+++ DATASET
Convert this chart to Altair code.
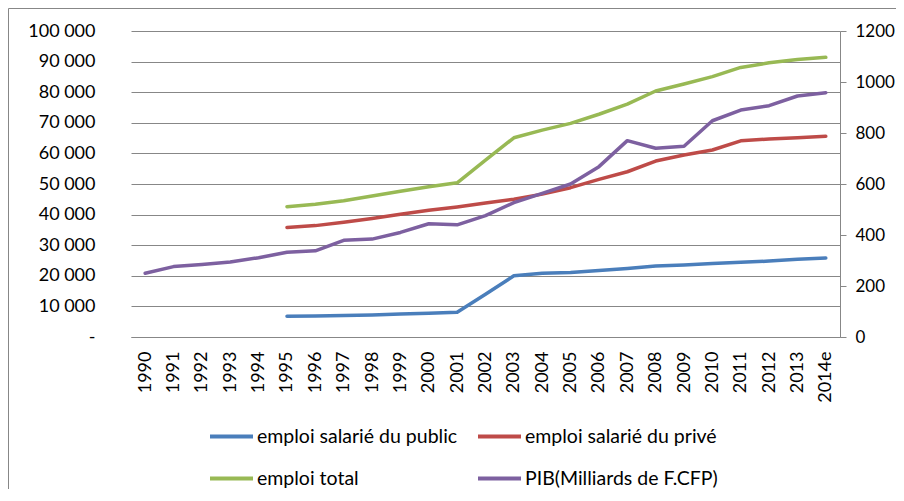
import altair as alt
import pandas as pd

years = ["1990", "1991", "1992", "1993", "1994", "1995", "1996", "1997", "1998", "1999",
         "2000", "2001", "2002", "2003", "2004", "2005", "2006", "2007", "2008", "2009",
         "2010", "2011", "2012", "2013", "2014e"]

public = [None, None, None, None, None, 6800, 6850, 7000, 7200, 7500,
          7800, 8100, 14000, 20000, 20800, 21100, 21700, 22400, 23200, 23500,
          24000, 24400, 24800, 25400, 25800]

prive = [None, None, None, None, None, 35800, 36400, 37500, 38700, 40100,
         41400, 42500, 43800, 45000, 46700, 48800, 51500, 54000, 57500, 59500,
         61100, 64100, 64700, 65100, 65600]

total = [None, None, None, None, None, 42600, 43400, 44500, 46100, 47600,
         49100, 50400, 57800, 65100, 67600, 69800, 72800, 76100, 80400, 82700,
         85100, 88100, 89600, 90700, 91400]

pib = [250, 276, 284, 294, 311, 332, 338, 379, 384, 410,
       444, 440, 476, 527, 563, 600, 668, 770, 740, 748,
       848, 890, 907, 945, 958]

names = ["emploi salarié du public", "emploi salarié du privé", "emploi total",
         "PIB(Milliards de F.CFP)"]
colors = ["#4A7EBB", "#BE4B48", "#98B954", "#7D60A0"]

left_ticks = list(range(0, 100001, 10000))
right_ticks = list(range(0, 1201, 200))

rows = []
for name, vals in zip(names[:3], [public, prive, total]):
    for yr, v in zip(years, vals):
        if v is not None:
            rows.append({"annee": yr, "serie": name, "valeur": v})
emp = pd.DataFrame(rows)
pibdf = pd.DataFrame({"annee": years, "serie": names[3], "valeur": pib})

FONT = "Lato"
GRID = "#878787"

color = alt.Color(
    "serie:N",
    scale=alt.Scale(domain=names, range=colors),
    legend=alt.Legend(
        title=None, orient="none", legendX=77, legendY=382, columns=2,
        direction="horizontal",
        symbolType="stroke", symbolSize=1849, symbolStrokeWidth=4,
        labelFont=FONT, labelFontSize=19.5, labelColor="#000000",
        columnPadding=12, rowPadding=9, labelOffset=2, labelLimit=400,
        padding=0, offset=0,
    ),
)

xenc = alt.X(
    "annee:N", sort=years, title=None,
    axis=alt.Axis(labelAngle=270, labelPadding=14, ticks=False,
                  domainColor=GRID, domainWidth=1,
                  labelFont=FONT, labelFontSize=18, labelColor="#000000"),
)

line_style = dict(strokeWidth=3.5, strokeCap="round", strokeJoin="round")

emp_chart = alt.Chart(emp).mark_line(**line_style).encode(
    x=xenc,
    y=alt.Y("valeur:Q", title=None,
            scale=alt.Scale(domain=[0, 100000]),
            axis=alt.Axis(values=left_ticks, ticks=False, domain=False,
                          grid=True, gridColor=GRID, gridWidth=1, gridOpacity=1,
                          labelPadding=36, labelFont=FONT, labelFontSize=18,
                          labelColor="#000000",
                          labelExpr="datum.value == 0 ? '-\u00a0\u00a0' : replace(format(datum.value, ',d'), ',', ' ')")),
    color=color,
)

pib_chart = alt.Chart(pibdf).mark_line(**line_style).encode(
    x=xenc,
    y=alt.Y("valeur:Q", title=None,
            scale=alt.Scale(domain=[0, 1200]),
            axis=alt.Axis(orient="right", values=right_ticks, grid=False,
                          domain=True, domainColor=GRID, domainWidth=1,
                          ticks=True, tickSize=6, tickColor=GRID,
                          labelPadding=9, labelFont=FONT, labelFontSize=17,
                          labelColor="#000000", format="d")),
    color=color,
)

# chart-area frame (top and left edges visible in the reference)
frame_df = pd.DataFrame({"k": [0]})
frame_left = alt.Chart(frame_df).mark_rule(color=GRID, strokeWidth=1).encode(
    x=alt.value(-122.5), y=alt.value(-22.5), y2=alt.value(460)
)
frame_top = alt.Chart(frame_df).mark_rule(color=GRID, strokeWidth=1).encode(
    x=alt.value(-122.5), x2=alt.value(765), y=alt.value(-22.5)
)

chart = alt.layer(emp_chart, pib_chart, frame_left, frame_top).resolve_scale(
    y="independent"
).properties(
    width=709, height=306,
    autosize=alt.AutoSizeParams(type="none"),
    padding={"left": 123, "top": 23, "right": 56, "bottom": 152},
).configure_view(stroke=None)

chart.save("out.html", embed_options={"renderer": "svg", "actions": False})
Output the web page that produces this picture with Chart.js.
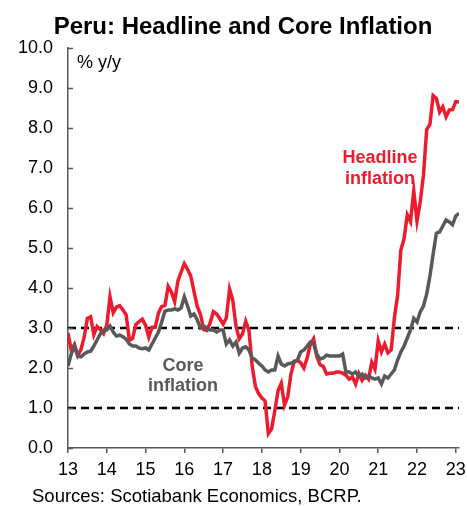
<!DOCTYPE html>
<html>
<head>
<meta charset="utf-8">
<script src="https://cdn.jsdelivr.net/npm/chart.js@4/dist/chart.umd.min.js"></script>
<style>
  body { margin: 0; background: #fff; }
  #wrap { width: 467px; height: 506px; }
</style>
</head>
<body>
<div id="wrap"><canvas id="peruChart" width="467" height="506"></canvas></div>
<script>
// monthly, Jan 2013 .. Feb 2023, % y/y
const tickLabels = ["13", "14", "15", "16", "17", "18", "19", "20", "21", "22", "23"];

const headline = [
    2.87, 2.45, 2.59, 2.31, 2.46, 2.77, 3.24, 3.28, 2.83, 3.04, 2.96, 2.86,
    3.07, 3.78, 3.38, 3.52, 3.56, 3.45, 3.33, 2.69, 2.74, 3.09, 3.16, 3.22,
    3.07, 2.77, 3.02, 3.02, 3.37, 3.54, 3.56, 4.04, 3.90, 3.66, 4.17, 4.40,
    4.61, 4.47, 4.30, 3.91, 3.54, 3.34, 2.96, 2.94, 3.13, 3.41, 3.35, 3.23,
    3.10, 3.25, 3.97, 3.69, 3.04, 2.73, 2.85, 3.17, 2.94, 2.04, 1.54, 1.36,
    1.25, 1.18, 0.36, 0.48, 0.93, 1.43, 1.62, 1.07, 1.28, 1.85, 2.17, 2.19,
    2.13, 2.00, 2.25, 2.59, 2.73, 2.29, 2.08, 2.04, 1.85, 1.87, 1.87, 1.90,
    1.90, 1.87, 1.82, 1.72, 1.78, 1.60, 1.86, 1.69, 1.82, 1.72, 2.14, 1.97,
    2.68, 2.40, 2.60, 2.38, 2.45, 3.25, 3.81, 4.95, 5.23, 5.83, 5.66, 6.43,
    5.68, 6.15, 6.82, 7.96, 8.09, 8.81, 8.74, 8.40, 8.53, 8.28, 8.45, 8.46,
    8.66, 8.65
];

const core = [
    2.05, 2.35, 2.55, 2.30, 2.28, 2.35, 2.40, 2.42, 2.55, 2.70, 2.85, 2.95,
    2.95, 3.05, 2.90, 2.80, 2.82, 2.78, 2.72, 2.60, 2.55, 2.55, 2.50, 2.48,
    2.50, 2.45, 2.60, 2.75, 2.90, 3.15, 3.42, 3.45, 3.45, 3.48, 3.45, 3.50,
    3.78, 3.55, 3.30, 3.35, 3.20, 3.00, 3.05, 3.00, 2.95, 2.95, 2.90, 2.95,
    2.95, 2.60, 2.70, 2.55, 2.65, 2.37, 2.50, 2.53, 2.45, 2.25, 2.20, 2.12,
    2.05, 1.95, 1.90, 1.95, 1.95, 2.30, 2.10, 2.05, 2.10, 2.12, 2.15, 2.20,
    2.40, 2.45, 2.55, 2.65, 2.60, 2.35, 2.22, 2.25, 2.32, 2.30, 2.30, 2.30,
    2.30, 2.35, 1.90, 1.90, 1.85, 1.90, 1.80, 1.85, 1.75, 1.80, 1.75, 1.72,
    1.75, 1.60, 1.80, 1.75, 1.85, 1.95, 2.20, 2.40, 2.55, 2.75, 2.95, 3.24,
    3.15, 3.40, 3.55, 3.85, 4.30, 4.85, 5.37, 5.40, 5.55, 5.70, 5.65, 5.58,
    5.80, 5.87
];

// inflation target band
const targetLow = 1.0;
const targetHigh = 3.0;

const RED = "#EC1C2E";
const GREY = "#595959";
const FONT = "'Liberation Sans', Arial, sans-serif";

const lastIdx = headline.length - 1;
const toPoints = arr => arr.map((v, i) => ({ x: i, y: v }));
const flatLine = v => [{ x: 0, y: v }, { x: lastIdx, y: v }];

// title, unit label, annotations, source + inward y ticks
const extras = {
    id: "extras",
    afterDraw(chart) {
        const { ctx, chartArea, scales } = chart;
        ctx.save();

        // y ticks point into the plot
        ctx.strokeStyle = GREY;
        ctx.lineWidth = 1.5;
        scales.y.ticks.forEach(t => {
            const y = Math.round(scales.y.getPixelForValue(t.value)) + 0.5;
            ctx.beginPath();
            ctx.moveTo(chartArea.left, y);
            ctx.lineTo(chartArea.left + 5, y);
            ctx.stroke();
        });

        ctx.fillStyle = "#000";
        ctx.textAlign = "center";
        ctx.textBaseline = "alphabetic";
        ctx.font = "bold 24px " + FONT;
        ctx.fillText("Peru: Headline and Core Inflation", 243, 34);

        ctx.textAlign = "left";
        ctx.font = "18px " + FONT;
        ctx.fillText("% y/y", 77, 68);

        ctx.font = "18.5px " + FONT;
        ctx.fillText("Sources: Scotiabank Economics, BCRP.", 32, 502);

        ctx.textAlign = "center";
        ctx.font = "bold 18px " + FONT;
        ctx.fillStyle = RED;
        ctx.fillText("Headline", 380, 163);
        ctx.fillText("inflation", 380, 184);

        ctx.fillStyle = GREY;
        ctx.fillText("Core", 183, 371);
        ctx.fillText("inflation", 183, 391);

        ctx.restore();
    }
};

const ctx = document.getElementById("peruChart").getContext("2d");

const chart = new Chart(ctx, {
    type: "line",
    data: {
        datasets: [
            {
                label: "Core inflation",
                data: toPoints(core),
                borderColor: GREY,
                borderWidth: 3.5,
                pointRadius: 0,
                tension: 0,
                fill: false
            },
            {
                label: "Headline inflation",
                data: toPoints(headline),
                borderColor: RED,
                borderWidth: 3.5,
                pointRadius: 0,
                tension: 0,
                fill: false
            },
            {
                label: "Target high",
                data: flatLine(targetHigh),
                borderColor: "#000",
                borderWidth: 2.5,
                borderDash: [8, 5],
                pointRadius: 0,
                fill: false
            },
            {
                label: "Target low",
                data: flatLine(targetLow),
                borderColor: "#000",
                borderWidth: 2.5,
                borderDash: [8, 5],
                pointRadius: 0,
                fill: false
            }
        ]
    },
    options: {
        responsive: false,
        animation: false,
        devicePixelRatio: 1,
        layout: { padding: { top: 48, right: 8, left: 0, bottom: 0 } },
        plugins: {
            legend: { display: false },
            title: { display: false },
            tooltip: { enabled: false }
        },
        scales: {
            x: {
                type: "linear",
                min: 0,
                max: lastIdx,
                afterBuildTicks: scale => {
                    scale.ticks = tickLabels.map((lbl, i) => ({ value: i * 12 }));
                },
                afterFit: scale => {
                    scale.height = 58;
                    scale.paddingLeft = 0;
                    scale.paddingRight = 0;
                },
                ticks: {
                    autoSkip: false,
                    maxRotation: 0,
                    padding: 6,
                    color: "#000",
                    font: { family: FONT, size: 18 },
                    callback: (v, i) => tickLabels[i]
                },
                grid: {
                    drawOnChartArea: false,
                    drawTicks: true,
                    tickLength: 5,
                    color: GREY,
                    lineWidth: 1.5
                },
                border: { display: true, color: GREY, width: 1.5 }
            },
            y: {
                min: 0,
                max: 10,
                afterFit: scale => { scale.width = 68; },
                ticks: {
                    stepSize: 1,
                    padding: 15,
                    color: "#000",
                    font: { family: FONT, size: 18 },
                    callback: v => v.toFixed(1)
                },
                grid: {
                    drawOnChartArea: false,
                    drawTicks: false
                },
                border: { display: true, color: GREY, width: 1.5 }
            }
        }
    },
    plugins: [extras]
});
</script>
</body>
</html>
++++++
▶ _PROBLEM TO SOLVE_
Output exactly the span of lines from the top of the listing through the line holding "import pandas as pd", and leave every picture out.

▶ _RESULT_
Convert this chart to Altair code.
import altair as alt
import pandas as pd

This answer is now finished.